The brand’s research has identified conservation as a means to tap into luxury consumers’ emotions. “The global affluent tribe has more in common in what they love, than where they live,” Templin says. “Environmental friendliness is resonant for this demographic.”
He also cites fine craftsmanship, an enhanced driving and performance experience, more evocative styling and technology as other ardence-enhancers. The LF-FC’s holographic dash, gesture control interface, wood marquetry, high-output all-wheel-drive powertrain and refined lines would fit with these desires. So, too, could the flexibility to create multiple flagships to serve different needs. “This platform could spawn a coupe, a sedan, an SUV,” Templin says. “As well as sportier F-Sport products.” The end goal here? “We want to make the brand more special.”

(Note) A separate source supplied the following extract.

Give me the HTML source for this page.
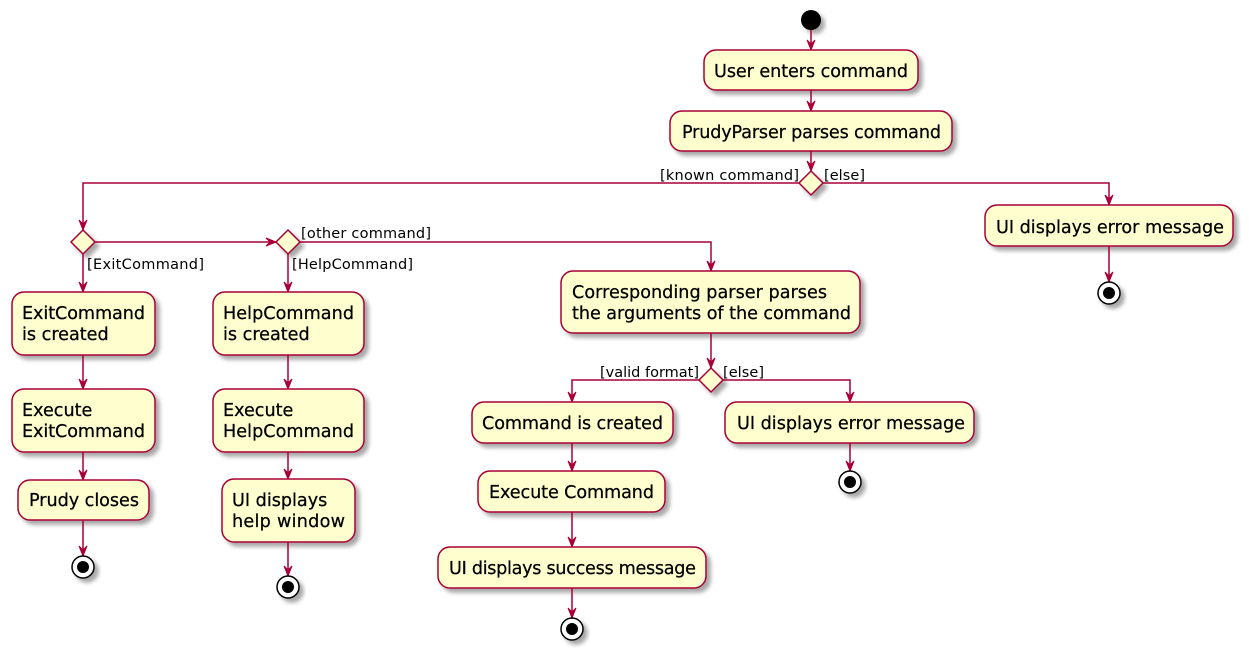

SELF-DRIVING: Nissan IDS Concept
Nissan has two central pillars in its technological portfolio: vehicular electrification and autonomiety. This concept car combines them for the first time, showcasing the brand’s goal to demonstrate leadership in both arenas.
“Sustainable transportation solves for the problem of carbon emissions,” says Takashi Sunda, Nissan’s deputy general manager of autonomous driving programs. “Autonomous cars solve for safety and reducing congestion. Together, they combine social benefits with personal benefits.”
This concept has two modes, manual and piloted, and the car’s interior configuration changes to match these different personalities. In manual mode, the driver operates the car—with a full suite of safety systems in place—via a yoke-like steering wheel. When the vehicle takes over, the steering wheel rotates out of sight, replaced by a tablet-like screen. “You can do what you want. Watch videos, answer emails, sleep,” Sunda says.
The car’s design, which may inform the look of the next-generation Leaf EV, is intended to suggest a stress-free driving experience. The low, wide design dictates a recumbent seating position. Wood, white leather and a glass roof provide what executive design director Mamoru Aoki calls “a resort atmosphere.” Our recent experience in a self-driving Nissan wasn’t quite so chill, but the future isn’t here yet, right?
UTILITY: Subaru Viziv Concept
Subaru is on a roll. Its unique combination of ruggedness, capability and modesty, combined with the high driving position inherent in its all-wheel-drive products, has made the brand catnip for crossover-hungry American buyers. “We’ve tripled our sales over the past five years,” says director of communications Michael McHale. “But we’re not being strategic. We just can’t help being unique—it’s who we are. It’s like someone being strategically short.”
That uniqueness is evident in the three-row Viziv Concept, a rugged-looking yet modest thing, which likely presages the replacement for the proboscoid and unloved Tribeca crossover, the brand’s last attempt at a larger vehicle. Talk of a downsized turbocharged engine is intended to enhance efficiency, and new tech like the ability to change lanes autonomously is intended to lure in drivers who expect, well, more tech.
But really, Subaru probably just needs to keep doing what it’s doing. “Our space is squarely in the mid-price segment,” McHale says. “But people with money also buy our cars. A Subaru is very often a second vehicle. Wealthy people don’t take their Maserati to the ski house.”
SPORT: Mazda RX-Vision Concept
Mazda stole the show with this, a sensually molded, rear-wheel-drive sports car that harkens back to the various incarnations of the RX-7 and RX-8 the brand produced from 1978 to 2012. The car is at once a clean break and an evolution, but is neither retro nor futuristic. Mostly, it’s sexy.
It’s also blatantly enthusiast-focused, a niche play from a niche brand in a very crowded marketplace. “Everyone else is building autonomous cars,” says Mazda North America public relations director Jeremy Barnes. “That’s not us. We make driver’s cars.”
Also true to the brand’s heritage is the existence, at least theoretically, of a rotary engine under the lengthy hood. A radical motor tested, and given up on, by nearly every other major automobile manufacturer—including Audi, Mercedes, Chevrolet and AMC—the rotary engine graced Mazda’s RX cars for decades. The engine is compact, light, high-revving and fun to torture. But, imbued as it is with inherent liabilities in efficiency and emissions, it seemed to have finally perished.
“This is the vehicle that harbors our dream of bringing back the rotary,” Barnes says. He affects a squawky Monty Python accent. “I’m not dead yet.”